SET EXERCISE: Extract word for word the lines of the listing from its start to the line holding "1-420/513, (361-65)/386, (420-23)/513])", both ends kept; pictures are not part of the copy.
|---|
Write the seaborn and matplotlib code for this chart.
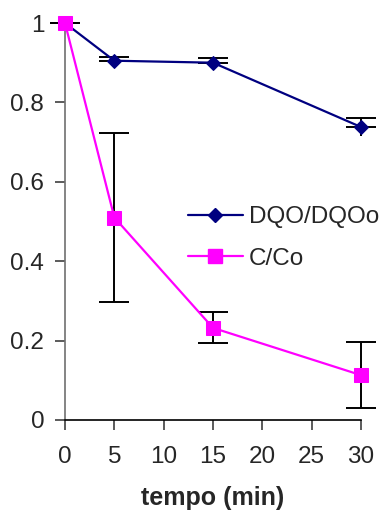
import matplotlib
matplotlib.use("Agg")
import matplotlib.pyplot as plt
import seaborn as sns
import pandas as pd
from matplotlib.lines import Line2D

# Data
tempo = [0, 5, 15, 30]
dqo = [1.0, 0.905, 0.900, 0.738]
dqo_err = [0.0, 0.010, 0.011, 0.022]
cco = [1.0, 0.51, 0.232, 0.113]
cco_err = [0.0, 0.213, 0.039, 0.084]
series_labels = ["DQO/DQOo", "C/Co"]
xticks = [0, 5, 10, 15, 20, 25, 30]
yticks = [0, 0.2, 0.4, 0.6, 0.8, 1.0]
ytick_labels = ["0", "0.2", "0.4", "0.6", "0.8", "1"]

sns.set_style("white")
plt.rcParams['font.family'] = ['Liberation Sans', 'DejaVu Sans']

NAVY = "#000080"
MAG = "#FF00FF"

fig = plt.figure(figsize=(3.86, 5.13), dpi=100)
ax = fig.add_axes([65/386, 1-420/513, (361-65)/386, (420-23)/513])

df1 = pd.DataFrame({"tempo": tempo, "v": dqo})
df2 = pd.DataFrame({"tempo": tempo, "v": cco})

zeros = [0] * len(tempo)
# DQO: upper with caps, lower without caps
ax.errorbar(tempo, dqo, yerr=[zeros, dqo_err], fmt='none', ecolor='black', elinewidth=1.4,
            capsize=10.5, capthick=1.4, zorder=2, clip_on=False)
ax.errorbar(tempo, dqo, yerr=[dqo_err, zeros], fmt='none', ecolor='black', elinewidth=1.4,
            capsize=0, zorder=2, clip_on=False)
ax.errorbar(tempo, cco, yerr=cco_err, fmt='none', ecolor='black', elinewidth=1.4,
            capsize=10.5, capthick=1.4, zorder=2, clip_on=False)

sns.lineplot(data=df1, x="tempo", y="v", ax=ax, color=NAVY, marker='D', markersize=7.5,
             markeredgecolor=NAVY, linewidth=1.6, errorbar=None, zorder=3)
sns.lineplot(data=df2, x="tempo", y="v", ax=ax, color=MAG, marker='s', markersize=9.5,
             markeredgecolor=MAG, linewidth=1.6, errorbar=None, zorder=4)
for ln in ax.lines:
    ln.set_clip_on(False)

ax.set_xlim(0, 30)
ax.set_ylim(0, 1)
ax.set_xticks(xticks)
ax.set_xticklabels([str(t) for t in xticks])
ax.set_yticks(yticks)
ax.set_yticklabels(ytick_labels)

for s in ["top", "right"]:
    ax.spines[s].set_visible(False)
ax.spines["left"].set_color("#707070")
ax.spines["left"].set_linewidth(1.2)
ax.spines["bottom"].set_color("black")
ax.spines["bottom"].set_linewidth(1.2)

ax.tick_params(axis='y', direction='out', length=7, width=1.2, color='#404040',
               pad=8, labelsize=17.5, left=True)
ax.tick_params(axis='x', direction='out', length=7, width=1.2, color='#404040',
               pad=12, labelsize=17.5, bottom=True)

ax.set_xlabel("tempo (min)", fontsize=18, fontweight='bold', labelpad=13)
ax.set_ylabel("")

handles = [
    Line2D([], [], color=NAVY, marker='D', markersize=7.5, linewidth=1.6),
    Line2D([], [], color=MAG, marker='s', markersize=9.5, linewidth=1.6),
]
ax.legend(handles, series_labels, loc='center left', bbox_to_anchor=(188/386, 1-238/513),
          bbox_transform=fig.transFigure, frameon=False, fontsize=17.5,
          handlelength=2.25, handletextpad=0.25, labelspacing=0.8, borderpad=0,
          borderaxespad=0)

fig.savefig("out.png", dpi=100)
|---|
RESPONSE TO THIS EXERCISE:
Write the seaborn and matplotlib code for this chart.
import matplotlib
matplotlib.use("Agg")
import matplotlib.pyplot as plt
import seaborn as sns
import pandas as pd
from matplotlib.lines import Line2D

# Data
tempo = [0, 5, 15, 30]
dqo = [1.0, 0.905, 0.900, 0.738]
dqo_err = [0.0, 0.010, 0.011, 0.022]
cco = [1.0, 0.51, 0.232, 0.113]
cco_err = [0.0, 0.213, 0.039, 0.084]
series_labels = ["DQO/DQOo", "C/Co"]
xticks = [0, 5, 10, 15, 20, 25, 30]
yticks = [0, 0.2, 0.4, 0.6, 0.8, 1.0]
ytick_labels = ["0", "0.2", "0.4", "0.6", "0.8", "1"]

sns.set_style("white")
plt.rcParams['font.family'] = ['Liberation Sans', 'DejaVu Sans']

NAVY = "#000080"
MAG = "#FF00FF"

fig = plt.figure(figsize=(3.86, 5.13), dpi=100)
ax = fig.add_axes([65/386, 1-420/513, (361-65)/386, (420-23)/513])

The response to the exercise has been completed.